Transcribe the listing below from its opening line up to and including the line that contains "from matplotlib.ticker import MultipleLocator"; reproduce nothing else.
************
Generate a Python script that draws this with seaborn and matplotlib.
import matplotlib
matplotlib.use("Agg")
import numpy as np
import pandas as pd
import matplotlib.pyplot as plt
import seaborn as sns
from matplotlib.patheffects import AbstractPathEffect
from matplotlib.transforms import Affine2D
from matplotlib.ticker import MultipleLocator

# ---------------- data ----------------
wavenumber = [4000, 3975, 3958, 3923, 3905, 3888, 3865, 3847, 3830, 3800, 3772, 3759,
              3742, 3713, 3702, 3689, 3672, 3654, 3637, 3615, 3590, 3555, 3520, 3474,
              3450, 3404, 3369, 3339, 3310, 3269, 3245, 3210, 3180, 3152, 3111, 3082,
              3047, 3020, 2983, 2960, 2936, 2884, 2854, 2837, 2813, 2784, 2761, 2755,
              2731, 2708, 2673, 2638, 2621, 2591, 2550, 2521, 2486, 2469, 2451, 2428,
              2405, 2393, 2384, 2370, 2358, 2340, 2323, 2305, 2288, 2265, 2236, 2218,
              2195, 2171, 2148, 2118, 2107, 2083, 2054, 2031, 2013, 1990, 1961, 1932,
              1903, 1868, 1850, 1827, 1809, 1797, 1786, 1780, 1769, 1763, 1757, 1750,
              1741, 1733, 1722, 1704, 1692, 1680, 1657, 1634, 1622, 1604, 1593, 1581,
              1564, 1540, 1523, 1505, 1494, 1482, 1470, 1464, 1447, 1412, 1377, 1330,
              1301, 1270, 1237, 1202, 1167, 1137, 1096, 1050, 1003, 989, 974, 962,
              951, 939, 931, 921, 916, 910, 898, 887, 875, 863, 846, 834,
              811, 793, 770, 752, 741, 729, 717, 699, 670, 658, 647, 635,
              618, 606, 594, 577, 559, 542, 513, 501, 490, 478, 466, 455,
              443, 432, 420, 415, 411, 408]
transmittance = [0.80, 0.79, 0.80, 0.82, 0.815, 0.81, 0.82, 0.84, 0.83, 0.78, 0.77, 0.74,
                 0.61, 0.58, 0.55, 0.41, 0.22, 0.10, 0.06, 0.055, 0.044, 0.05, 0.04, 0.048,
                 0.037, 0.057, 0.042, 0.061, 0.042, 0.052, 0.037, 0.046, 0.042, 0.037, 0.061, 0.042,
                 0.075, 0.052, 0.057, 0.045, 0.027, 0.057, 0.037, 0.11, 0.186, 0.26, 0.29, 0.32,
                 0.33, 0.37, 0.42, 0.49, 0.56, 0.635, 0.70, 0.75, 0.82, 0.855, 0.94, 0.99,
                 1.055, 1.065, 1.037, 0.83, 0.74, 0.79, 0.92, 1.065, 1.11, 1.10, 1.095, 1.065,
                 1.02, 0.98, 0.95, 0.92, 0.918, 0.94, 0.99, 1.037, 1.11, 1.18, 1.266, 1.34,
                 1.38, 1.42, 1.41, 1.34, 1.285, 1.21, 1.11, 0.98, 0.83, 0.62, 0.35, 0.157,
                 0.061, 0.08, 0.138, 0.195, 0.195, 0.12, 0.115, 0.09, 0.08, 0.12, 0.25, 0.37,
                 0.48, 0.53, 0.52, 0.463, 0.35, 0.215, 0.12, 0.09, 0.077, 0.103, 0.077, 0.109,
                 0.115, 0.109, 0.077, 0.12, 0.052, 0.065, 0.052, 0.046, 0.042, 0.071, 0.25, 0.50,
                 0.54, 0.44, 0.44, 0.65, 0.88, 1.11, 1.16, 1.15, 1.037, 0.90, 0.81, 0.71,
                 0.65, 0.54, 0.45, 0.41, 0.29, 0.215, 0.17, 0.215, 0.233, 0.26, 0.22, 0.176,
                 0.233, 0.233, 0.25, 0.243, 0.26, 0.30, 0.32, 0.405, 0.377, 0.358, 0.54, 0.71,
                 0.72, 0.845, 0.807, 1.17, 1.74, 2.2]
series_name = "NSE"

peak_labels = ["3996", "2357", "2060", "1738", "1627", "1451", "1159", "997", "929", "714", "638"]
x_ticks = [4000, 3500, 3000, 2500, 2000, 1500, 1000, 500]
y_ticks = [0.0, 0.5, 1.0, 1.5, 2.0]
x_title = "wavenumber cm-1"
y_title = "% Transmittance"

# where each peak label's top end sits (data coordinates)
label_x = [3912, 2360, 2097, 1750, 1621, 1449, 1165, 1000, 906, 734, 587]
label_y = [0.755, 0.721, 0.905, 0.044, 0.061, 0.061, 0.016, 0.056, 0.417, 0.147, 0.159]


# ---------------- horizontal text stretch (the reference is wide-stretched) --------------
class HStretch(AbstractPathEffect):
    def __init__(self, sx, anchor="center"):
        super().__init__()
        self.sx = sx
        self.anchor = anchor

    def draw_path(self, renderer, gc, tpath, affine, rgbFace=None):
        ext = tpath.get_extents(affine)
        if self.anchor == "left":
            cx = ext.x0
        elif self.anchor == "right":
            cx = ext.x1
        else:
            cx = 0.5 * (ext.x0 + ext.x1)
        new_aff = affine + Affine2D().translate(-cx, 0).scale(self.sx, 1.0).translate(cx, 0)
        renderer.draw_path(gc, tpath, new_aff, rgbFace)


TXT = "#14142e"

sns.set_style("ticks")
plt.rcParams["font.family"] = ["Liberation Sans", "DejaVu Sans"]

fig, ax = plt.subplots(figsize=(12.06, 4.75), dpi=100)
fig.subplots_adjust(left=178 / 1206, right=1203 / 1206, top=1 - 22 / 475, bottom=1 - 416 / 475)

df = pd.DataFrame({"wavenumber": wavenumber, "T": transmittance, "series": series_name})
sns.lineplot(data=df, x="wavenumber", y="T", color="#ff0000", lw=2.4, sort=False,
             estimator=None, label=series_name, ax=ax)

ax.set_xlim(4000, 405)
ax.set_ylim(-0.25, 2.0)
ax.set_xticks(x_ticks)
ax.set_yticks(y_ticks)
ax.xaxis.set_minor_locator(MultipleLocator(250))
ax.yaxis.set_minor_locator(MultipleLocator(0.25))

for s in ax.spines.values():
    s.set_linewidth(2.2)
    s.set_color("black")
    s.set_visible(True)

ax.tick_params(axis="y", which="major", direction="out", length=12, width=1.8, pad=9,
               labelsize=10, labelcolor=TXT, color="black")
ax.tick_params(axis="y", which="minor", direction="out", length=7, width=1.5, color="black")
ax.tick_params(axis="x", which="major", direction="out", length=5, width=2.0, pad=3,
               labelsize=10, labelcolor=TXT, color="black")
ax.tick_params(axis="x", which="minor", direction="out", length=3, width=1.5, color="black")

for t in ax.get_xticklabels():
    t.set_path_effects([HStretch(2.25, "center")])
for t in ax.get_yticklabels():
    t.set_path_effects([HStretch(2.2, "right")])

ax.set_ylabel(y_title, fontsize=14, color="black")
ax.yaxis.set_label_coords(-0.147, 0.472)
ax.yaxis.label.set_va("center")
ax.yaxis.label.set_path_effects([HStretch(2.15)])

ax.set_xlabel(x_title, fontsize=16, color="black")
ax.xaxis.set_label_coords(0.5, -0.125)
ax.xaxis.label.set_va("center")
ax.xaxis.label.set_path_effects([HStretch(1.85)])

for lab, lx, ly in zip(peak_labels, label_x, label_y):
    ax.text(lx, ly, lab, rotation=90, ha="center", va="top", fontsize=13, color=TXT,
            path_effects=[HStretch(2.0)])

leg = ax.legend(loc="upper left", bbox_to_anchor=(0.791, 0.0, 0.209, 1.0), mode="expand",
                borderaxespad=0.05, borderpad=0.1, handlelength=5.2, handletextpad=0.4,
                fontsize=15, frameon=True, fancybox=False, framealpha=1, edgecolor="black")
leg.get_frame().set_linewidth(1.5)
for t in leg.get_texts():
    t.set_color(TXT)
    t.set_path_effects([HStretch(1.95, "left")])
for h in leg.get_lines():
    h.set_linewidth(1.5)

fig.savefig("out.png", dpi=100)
************
EXPECTED ANSWER —
Generate a Python script that draws this with seaborn and matplotlib.
import matplotlib
matplotlib.use("Agg")
import numpy as np
import pandas as pd
import matplotlib.pyplot as plt
import seaborn as sns
from matplotlib.patheffects import AbstractPathEffect
from matplotlib.transforms import Affine2D
from matplotlib.ticker import MultipleLocator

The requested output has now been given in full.